This is the travel platitude to end all travel platitudes: it’s not about the place, it’s about the people. Agreed. So let’s not forget that even on the tourist trail—especially here, come to think of it—you can meet all kinds of people who are interesting and worldly and not at all the stereotype of the shallow sightseer. Improbable kindred spirits you would not otherwise encounter but who will be more than worth your while. And—this is important—because they are often on leave from the military or in town for a conference or just short on vacation time and planning energy, they’re precisely the sort of fascinating people who you won’t meet if you follow only the road less traveled. They’re all the more interesting precisely because they’re not jaded eternal travelers—they have full, rich lives back home, and travel serves as an icebreaker, not the entirety of the conversation. Some people mock tourists as roving bands of people who are all the same, and though there’s an ounce or two of truth to that, the reality is more complex—they may not be locals, but there’s actually a fair amount of diversity, especially at the big landmarks where everyone wants to go.

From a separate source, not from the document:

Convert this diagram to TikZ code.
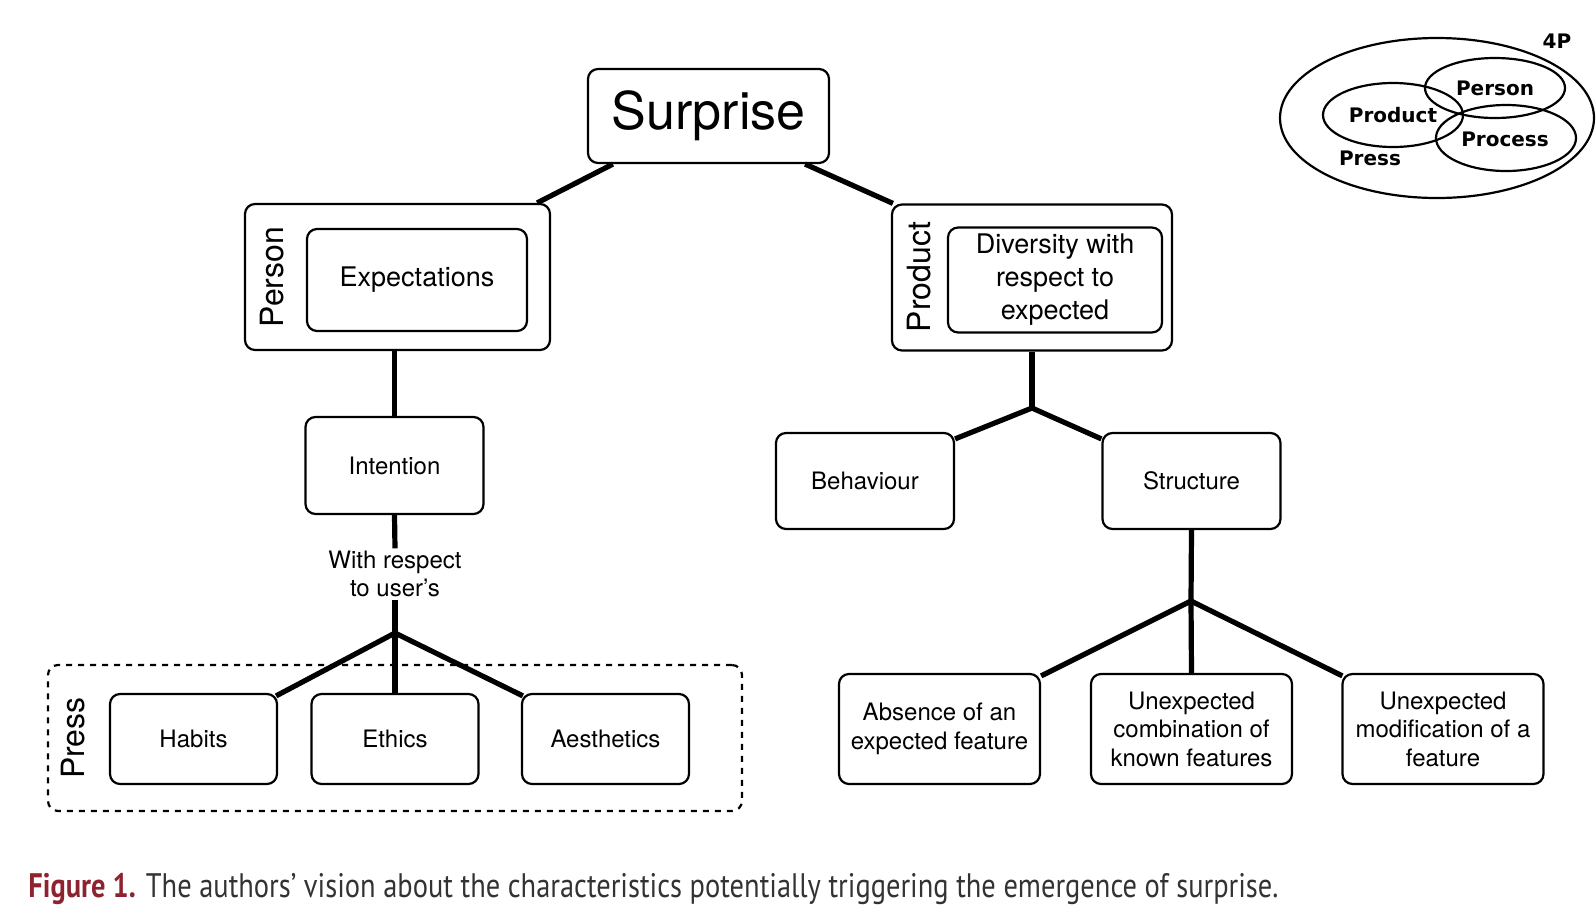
\documentclass[tikz,border=0pt]{standalone}
\usepackage{fontspec}
\usepackage{graphicx}
\usepackage{tikz}
\usetikzlibrary{positioning, calc}
\setmainfont{TeX Gyre Heros}
\newfontfamily\capfont{PT Sans}
\newfontfamily\vennfont{DejaVu Sans}
\definecolor{figred}{HTML}{8E2330}
\definecolor{captext}{HTML}{333333}

\begin{document}
\begin{tikzpicture}[
    x=0.5pt, y=-0.5pt,
    box/.style={draw, line width=1.1pt, rounded corners=5pt, align=center, minimum width=#1, font=\fontsize{12}{14.25}\selectfont},
    box/.default=89pt,
    group/.style={draw, line width=1.1pt, rounded corners=5pt, minimum width=#1, minimum height=73pt},
    side/.style={rotate=90, font=\fontsize{16}{18}\selectfont},
    link/.style={line width=2.6pt},
    venn/.style={line width=1.1pt},
    vlabel/.style={font=\vennfont\bfseries\fontsize{10}{12}\selectfont}
]
\useasboundingbox (0,0) rectangle (1596,922);

% Root
\node[box=120.5pt, minimum height=47pt, font=\fontsize{26}{30}\selectfont] (surprise) at (708.5,116) {Surprise};

% Person side
\node[group=152.5pt] (personbox) at (397.5,277) {};
\node[side] (person) at (272,277) {Person};
\node[box=110pt, minimum height=51pt, font=\fontsize{13.5}{16.5}\selectfont] (expect) at (417,280) {Expectations};
\node[box, minimum height=48.5pt] (intention) at (394.5,465.5) {Intention};
\node[align=center, font=\fontsize{12}{14.25}\selectfont, inner sep=1pt] (userlbl) at (395,574) {With respect\\to user's};
\coordinate (ljoin) at (395,633);

% Press group
\node[draw, dashed, line width=1.1pt, rounded corners=5pt, minimum width=347pt, minimum height=73pt] (pressbox) at (395,738) {};
\node[side] (press) at (73,738) {Press};
\node[box=83.5pt, minimum height=45pt] (habits) at (193.5,739) {Habits};
\node[box=83.5pt, minimum height=45pt] (ethics) at (395,739) {Ethics};
\node[box=83.5pt, minimum height=45pt] (aesth) at (605.5,739) {Aesthetics};

% Product side
\node[group=140pt] (productbox) at (1032,277.5) {};
\node[side] (product) at (919,277) {Product};
\node[box=107pt, minimum height=51pt, font=\fontsize{13.5}{16.5}\selectfont] (diversity) at (1055,280) {Diversity with\\respect to\\expected};
\coordinate (rjoin) at (1032,408);
\node[box, minimum height=48pt] (behaviour) at (865,481) {Behaviour};
\node[box, minimum height=48pt] (structure) at (1191.5,481) {Structure};
\coordinate (sjoin) at (1191,601);
\node[box=100.5pt, minimum height=55pt] (absence) at (939.5,729) {Absence of an\\expected feature};
\node[box=100.5pt, minimum height=55pt] (combination) at (1191.5,729) {Unexpected\\combination of\\known features};
\node[box=100.5pt, minimum height=55pt] (modification) at (1443,729) {Unexpected\\modification of a\\feature};

% Links
\draw[link] ([xshift=13pt]surprise.south west) -- ([xshift=-7pt]personbox.north east);
\draw[link] ([xshift=-12.5pt]surprise.south east) -- ([xshift=1pt]productbox.north west);
\draw[link] (intention.north |- personbox.south) -- (intention.north);
\draw[link] (intention.south) -- (userlbl.north);
\draw[link] (userlbl.south) -- (ljoin);
\draw[link] (ljoin) -- ([xshift=-1pt,yshift=-1.5pt]habits.north east);
\draw[link] (ljoin) -- (ethics.north);
\draw[link] (ljoin) -- ([xshift=1pt,yshift=-1.5pt]aesth.north west);
\draw[link] (productbox.south) -- (rjoin);
\draw[link] (rjoin) -- ([yshift=-3.5pt]behaviour.north east);
\draw[link] (rjoin) -- ([yshift=-3.5pt]structure.north west);
\draw[link] (structure.south) -- (sjoin);
\draw[link] (sjoin) -- ([yshift=-1.5pt]absence.north east);
\draw[link] (sjoin) -- (combination.north);
\draw[link] (sjoin) -- ([xshift=0.5pt,yshift=-1.5pt]modification.north west);

% 4P inset
\draw[venn] (1437,118) ellipse [x radius=157, y radius=80];
\draw[venn] (1393,115) ellipse [x radius=70, y radius=32];
\draw[venn] (1495,88) ellipse [x radius=70, y radius=30];
\draw[venn] (1506,138) ellipse [x radius=70, y radius=33];
\node[vlabel] (fourp) at (1557,41) {4P};
\node[vlabel] (vperson) at (1495,88) {Person};
\node[vlabel] (vproduct) at (1393,115) {Product};
\node[vlabel] (vprocess) at (1505,139) {Process};
\node[vlabel] (vpress) at (1370,158) {Press};

% Caption
\node[anchor=base west, inner sep=0pt, font=\capfont\fontsize{17}{20}\selectfont, text=captext] (caption) at (28,897)
    {\resizebox{625pt}{\height}{\textcolor{figred}{\bfseries Figure 1.} The authors’ vision about the characteristics potentially triggering the emergence of surprise.}};

\end{tikzpicture}
\end{document}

Granted, the beaten path will not lead you to the eccentric characters who populate the year-in-a-remote-village memoirs that have become such a cliché of travel writing. You won’t encounter a lot of hobbled, grandmotherly types cloaked in oh-so-native garb. And, sure, fine: it’s a shame that you won’t meet those Authentic Individuals™.
Truth is, though, you’re probably not going to parachute into a new culture and become fast friends with the locals. No matter how eager you are to interact with them, they probably don’t want to interact with you—they just want to go about their daily lives and not be bothered by this stranger who’s come to stare at them and mangle their language and ask to see how the Authentic Local Thing is done. Looking back on my journey so far, it struck me that, unless you’re truly charming and sociable (that is, unless you’re more like Lee than like me), it’s far easier to find conversation and camaraderie among your fellow travelers, your fellow confused outsiders, than with the quirky-authentic-traditional locals.
Plush clog slippers: perhaps the only G-rated
souvenirs in Amsterdam.
And, really: most tourists are pretty damn interesting.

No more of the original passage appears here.